Understanding one-to-one functions is essential in mathematics. A one-to-one function, also known as an injective function, has a unique quality: each input maps to a distinct output. This means no two different inputs have the same output. To visualize this, imagine each input as a separate key that opens only one specific lock.
A common example of a one-to-one function is the linear function, where each x-value corresponds to a different y-value.
You can verify if a function is one-to-one using algebraic methods or graphical representation. The horizontal line test is often used graphically; if any horizontal line crosses the graph more than once, the function is not one-to-one.
Remember, the concept of one-to-one functions is not just theoretical—many real-world systems are modeled using these functions, ensuring controlled outcomes from specific inputs.
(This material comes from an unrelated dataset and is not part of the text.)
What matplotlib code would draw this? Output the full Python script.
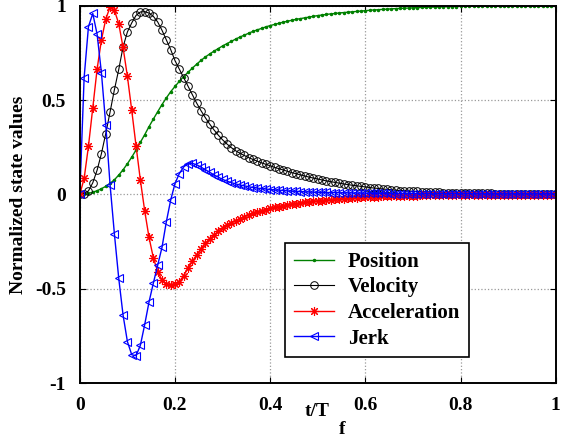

The vertical line test is a straightforward method used to determine if a graph represents a function. A function, by definition, assigns exactly one output to each input. To perform this test, simply imagine drawing vertical lines through the graph at various points along the x-axis.
A graph is deemed a function if each vertical line crosses the graph at most once. If a line crosses the graph more than once, then it indicates that an x-value has multiple y-values, violating the function definition.

• Straightforward method
• Determines if a graph is a function
• Crosses at most once per line

The vertical line test provides immediate visual confirmation of whether a relation is a function, making it an invaluable tool for students and mathematicians alike. Consider using the test whenever you're analyzing graphs to ensure they match the criteria of a function.

Function properties are a set of rules that provide insights into the behaviors and characteristics of functions. Recognizing these properties helps in understanding how functions operate and interact.
First, consider domain and range. The domain is the set of all possible input values (x-values), while the range is the set of all possible outputs (y-values) a function can produce. A thorough understanding of the domain and range allows you to visualize and predict behavior of functions.
Another important property is the type of function it is. Functions can be linear, quadratic, polynomial, rational, and more. Each type follows its own pattern and behavior, which affects how they are graphed and applied in problem-solving.
Concavity and intervals of increase or decrease are also noteworthy. These properties tell us how the function's output values move as the input values change.

• Domain and range: input and output sets
• Function type: linear, quadratic, etc.
• Behavior patterns: increase, decrease, concavity

By analyzing these properties, you can better anticipate a function's graph and apply this knowledge to solve complex mathematical problems.